Hong Kong's pro-democracy lawmakers are expected to resign en masse on Wednesday, following a move by the city's government to disqualify four pro-democracy legislators.
The 19 lawmakers from the opposition camp are expected to formally announce their resignation in a news conference later Wednesday. The group had said Monday that they would move to resign in a show of defiance if any pro-democracy legislators were disqualified.
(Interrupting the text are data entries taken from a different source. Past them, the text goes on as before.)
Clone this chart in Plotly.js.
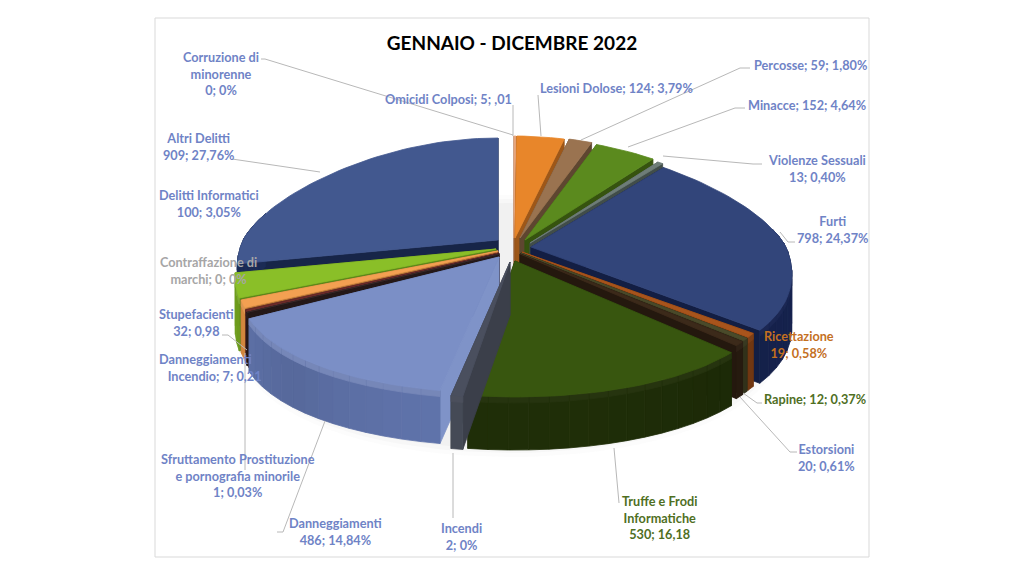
<!DOCTYPE html>
<html><head><meta charset="utf-8">
<script src="https://cdn.plot.ly/plotly-3.0.1.min.js"></script>
<style>html,body{margin:0;padding:0;background:#fff}#c{width:1024px;height:576px}</style>
</head><body><div id="c"></div>
<script>
// ---- data ----
const categories = ["Omicidi Colposi","Lesioni Dolose","Percosse","Minacce","Violenze Sessuali","Furti","Ricettazione","Rapine","Estorsioni","Truffe e Frodi Informatiche","Incendi","Danneggiamenti","Sfruttamento Prostituzione e pornografia minorile","Danneggiamenti Incendio","Stupefacienti","Contraffazione di marchi","Delitti Informatici","Altri Delitti","Corruzione di minorenne"];
const values = [5,124,59,152,13,798,19,12,20,530,2,486,1,7,32,0,100,909,0];
const labelTexts = ["Omicidi Colposi; 5; ,01","Lesioni Dolose; 124; 3,79%","Percosse; 59; 1,80%","Minacce; 152; 4,64%","Violenze Sessuali<br>13; 0,40%","Furti<br>798; 24,37%","Ricettazione<br>19; 0,58%","Rapine; 12; 0,37%","Estorsioni<br>20; 0,61%","Truffe e Frodi<br>Informatiche<br>530; 16,18","Incendi<br>2; 0%","Danneggiamenti<br>486; 14,84%","Sfruttamento Prostituzione<br>e pornografia minorile<br>1; 0,03%","Danneggiamenti&#160;&#160;&#160;&#160;&#160;&#160;<br>Incendio; 7; 0,21","Stupefacienti<br>32; 0,98","Contraffazione di<br>marchi; 0; 0%","Delitti Informatici<br>100; 3,05%","Altri Delitti<br>909; 27,76%","Corruzione di<br>minorenne<br>0; 0%"];
// ---- styling ----
const topColors = ["#e8a67c","#e8862a","#9a7350","#5b8a1e","#6e7d78","#32457a","#a8541c","#4a4a2a","#3c2a1a","#38560f","#4a4f5e","#7b8fc6","#3a2a2a","#6b2b2a","#f3a052","#a6a6a6","#8abf28","#42588f","#42588f"];
const wallColors = ["#b9825f","#b9661d","#6f5238","#3f6212","#4d5a56","#16234f","#7a3b12","#35351c","#2a1c10","#1f2e08","#454a57","#6074ac","#2a1c1c","#4c1c1c","#d98a40","#888888","#6f9f1e","#1b2b55","#1b2b55"];
const bevelLift = [1.1,1.1,1.1,1.1,1.1,1.02,1.02,1.02,1.02,1.03,1.03,1.14,1.02,1.02,1.1,1.1,1.1,1.02,1.02];
const labelColors = ["#6f83c6","#6f83c6","#6f83c6","#6f83c6","#6f83c6","#6f83c6","#c4701f","#4f6f1f","#6f83c6","#4f6f1f","#6f83c6","#6f83c6","#6f83c6","#6f83c6","#6f83c6","#a6a6a6","#6f83c6","#6f83c6","#6f83c6"];
// exploded apex of each slice
const apexX = [514,515,520,525,530,531,522,521,520,515,510,499,499,499,498,498,496,498,497];
const apexY = [238,238,238,240,243,247,252,253,254,261,262,257,254,253,251,251,249,240,239];
const trimStart = [0,0,0,0,0,0,0,0,0,0,-2,0,0,-1.5,0,0,0,0,0];
const trimEnd   = [0,0,0,0,0,1,0,0,0,-2,0,-1.5,0,0,0,0,0,0,0];
const labelX = [448,616,810,807,817,832,799,815,826,659,461,335,238,214,196,208,209,198,221];
const labelY = [99,88,65,105,168,229,344,399,457,517,536,531,475,367,322,270,203,146,73];
const leaders = [
 [[513,105],[513,136]],
 [[538,95],[541,136]],
 [[750,68],[740,68],[581,140]],
 [[745,108],[735,108],[628,147]],
 [[762,164],[753,164],[663,156]],
 [[795,242],[788,242],[780,232]],
 [[762,403],[757,403],[743,393]],
 [[797,452],[790,452],[740,397]],
 [[619,503],[614,448]],
 [[453,518],[453,453]],
 [[277,532],[283,532],[325,421]],
 [[245,470],[245,353]],
 [[222,335],[228,335],[247,350]],
 [[232,159],[320,172]],
 [[261,59],[265,59],[513,135]]
];
const RX=255, RYT=102, RYB=136, PERSP=0.22, DEPTH=53;
const rad=d=>d*Math.PI/180;
function rim(ax,ay,deg){const s=Math.sin(rad(deg)),c=Math.cos(rad(deg));
  return [ax+RX*s*(1-PERSP*c), ay-(c>0?RYT:RYB)*c];}
function mix(hex,f){const n=parseInt(hex.slice(1),16);let r=n>>16,g=(n>>8)&255,b=n&255;
  const m=v=>Math.round(f<1?v*f:v+(255-v)*(f-1));return `rgb(${m(r)},${m(g)},${m(b)})`;}
function poly(pts,color){return {type:'scatter',mode:'lines',x:pts.map(p=>p[0]).concat(pts[0][0]),y:pts.map(p=>p[1]).concat(pts[0][1]),
  fill:'toself',fillcolor:color,line:{color:color,width:0.8},hoverinfo:'skip',showlegend:false};}

const total=values.reduce((a,b)=>a+b,0);
let cum=0;const slices=values.map((v,i)=>{const a=cum/total*360;cum+=v;const b=cum/total*360;
  return {i,v,a:a+trimStart[i],b:b+trimEnd[i],mid:(a+b)/2};});
const traces=[];
// soft shadow under the pie
[[12,0.02],[8,0.03],[4,0.04]].forEach(([g,al])=>{
  const pts=[];for(let d=0;d<360;d+=4){const q=rim(510,256+DEPTH,d);const s=Math.sin(rad(d)),c=Math.cos(rad(d));pts.push([q[0]+g*s,q[1]-g*c]);}
  traces.push(poly(pts,`rgba(90,90,90,${al})`));traces[traces.length-1].line.width=0;});
const order=slices.filter(s=>s.v>0).sort((p,q)=>Math.cos(rad(q.mid))-Math.cos(rad(p.mid)));
order.forEach(s=>{
  const ax=apexX[s.i],ay=apexY[s.i],top=topColors[s.i],wall=wallColors[s.i];
  const pa=rim(ax,ay,s.a),pb=rim(ax,ay,s.b);
  // cut faces
  traces.push(poly([[ax,ay],pb,[pb[0],pb[1]+DEPTH],[ax,ay+DEPTH]],mix(wall,0.85)));
  traces.push(poly([[ax,ay],pa,[pa[0],pa[1]+DEPTH],[ax,ay+DEPTH]],s.i===11?'#7f93c8':mix(wall,0.85)));
  // outer wall, shaded in narrow bands
  const lo=Math.max(s.a,80),hi=Math.min(s.b,285);
  if(hi>lo){const steps=Math.max(1,Math.ceil((hi-lo)/4));
    for(let k=0;k<steps;k++){const d1=lo+(hi-lo)*k/steps,d2=lo+(hi-lo)*(k+1)/steps;
      const p1=rim(ax,ay,d1),p2=rim(ax,ay,d2);
      const shade=0.9+0.1*Math.abs(Math.cos(rad((d1+d2)/2)*2));
      traces.push(poly([p1,p2,[p2[0],p2[1]+DEPTH],[p1[0],p1[1]+DEPTH]],mix(wall,shade)));
      traces.push(poly([p1,p2,[p2[0],p2[1]+6],[p1[0],p1[1]+6]],mix(wall,bevelLift[s.i])));
    }}
  // top face
  const pts=[[ax,ay]];const n=Math.max(2,Math.ceil((s.b-s.a)/2));
  for(let k=0;k<=n;k++)pts.push(rim(ax,ay,s.a+(s.b-s.a)*k/n));
  traces.push(poly(pts,top));
});
// leader lines
leaders.forEach(l=>traces.push({type:'scatter',mode:'lines',x:l.map(p=>p[0]),y:l.map(p=>p[1]),line:{color:'#b8b8b8',width:1},hoverinfo:'skip',showlegend:false}));

const annotations=labelTexts.map((t,i)=>({x:labelX[i],y:labelY[i],xref:'x',yref:'y',text:t,showarrow:false,align:'center',xanchor:'center',yanchor:'middle',
  font:{family:'Lato, "Open Sans", sans-serif',size:12.7,color:labelColors[i],weight:700}}));

Plotly.newPlot('c',traces,{
  width:1024,height:576,margin:{l:0,r:0,t:0,b:0},paper_bgcolor:'#fff',plot_bgcolor:'#fff',showlegend:false,
  title:{text:'GENNAIO - DICEMBRE 2022',x:0.5,xref:'paper',xanchor:'center',y:1-43/576,yref:'paper',yanchor:'middle',font:{family:'Lato, sans-serif',size:19,color:'#000',weight:700}},
  xaxis:{range:[0,1024],visible:false,fixedrange:true},
  yaxis:{range:[576,0],visible:false,fixedrange:true},
  shapes:[{type:'rect',xref:'x',yref:'y',x0:155,x1:869,y0:18,y1:557,line:{color:'#d9d9d9',width:1},fillcolor:'rgba(0,0,0,0)',layer:'below'}],
  annotations
},{displayModeBar:false,staticPlot:true});
</script></body></html>
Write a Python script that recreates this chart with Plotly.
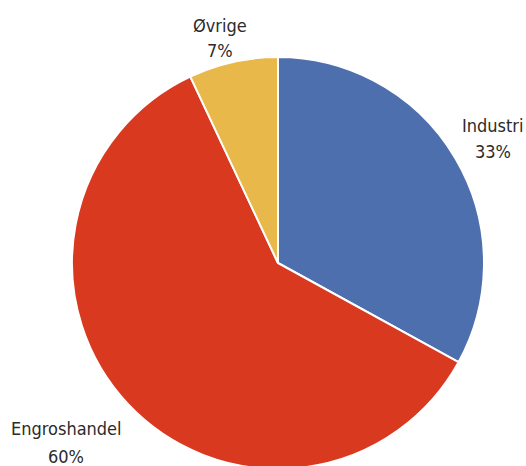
import plotly.graph_objects as go

labels = ["Industri", "Engroshandel", "Øvrige"]
values = [33, 60, 7]
colors = ["#4E6FAD", "#D9391F", "#E8B84A"]

# Figure is a little taller than the window so the pie runs off the bottom edge.
W, H = 526, 474
cx, cy, r = 278, 263, 206

fig = go.Figure(go.Pie(
    labels=labels,
    values=values,
    sort=False,
    direction="clockwise",
    rotation=0,
    marker=dict(colors=colors, line=dict(color="white", width=2)),
    textinfo="none",
    showlegend=False,
    hoverinfo="label+percent",
    domain=dict(x=[(cx - r) / W, (cx + r) / W],
                y=[1 - (cy + r) / H, 1 - (cy - r) / H]),
))

# label placement (pixel centres of the two text lines)
label_pos = {
    "Industri": (493, 125, 151),
    "Engroshandel": (66, 428, 456),
    "Øvrige": (220, 25, 50),
}
total = sum(values)
font = dict(family="DejaVu Sans Condensed, Open Sans, sans-serif", size=18, color="#2b2b2b")
for lab, val in zip(labels, values):
    x, y1, y2 = label_pos[lab]
    pct = f"{round(val / total * 100)}%"
    for txt, yy in ((lab, y1), (pct, y2)):
        fig.add_annotation(
            x=x / W, y=1 - yy / H, xref="paper", yref="paper",
            text=txt, showarrow=False, font=font,
            xanchor="center", yanchor="middle",
        )

fig.update_layout(
    width=W, height=H,
    margin=dict(l=0, r=0, t=0, b=0),
    paper_bgcolor="white",
    plot_bgcolor="white",
)

fig.write_html(
    "out.html",
    config={"displayModeBar": False},
    post_script=(
        "document.body.style.margin='0';"
        "document.body.style.overflow='hidden';"
        "document.documentElement.style.overflow='hidden';"
    ),
)
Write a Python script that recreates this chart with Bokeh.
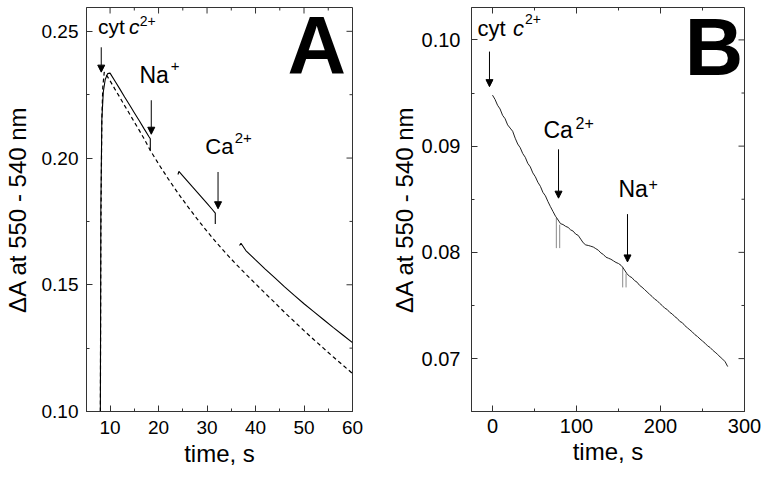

The disqualification of the four legislators came after the National People's Congress Standing Committee, which held meetings on Tuesday and Wednesday, passed a resolution stating that those who support the city's independence or refuse to acknowledge China's sovereignty over the city, as well as commit acts that threaten national security or ask external forces to interfere in the city's affairs, should be disqualified, according to the state-owned Xinhua News Agency.
Beijing has in recent months moved to clamp down on opposition voices in Hong Kong with the imposition of a national security law, after months of anti-government protests last year rocked the city.
The four lawmakers — Alvin Yeung, Dennis Kwok, Kwok Ka-ki and Kenneth Leung — confirmed that they were disqualified in a news conference.
"In terms of legality and constitutionality, obviously from our point of view this is clearly in breach of basic law and our rights to participate in public affairs, and a failure to observe due process," said Kwok.
A mass resignation by the pro-democracy camp would leave Hong Kong's legislature with only pro-Beijing lawmakers. The pro-Beijing camp already makes up a majority of the city's legislature, and would allow lawmakers to pass bills favored by Beijing without opposition.
Earlier in the year, the four now-disqualified pro-democracy lawmakers were barred from running for legislative elections originally scheduled for September, prior to the government stating that it would postpone the elections by a year due to the coronavirus situation. The four lawmakers later remained in their posts following the postponement.
The elections postponement was criticized by the pro-democracy camp as an attempt to block them from taking a majority of seats in the legislature, after they had held an unofficial pro-democracy primary participated in by over 600,000 voters to decide which candidates to field.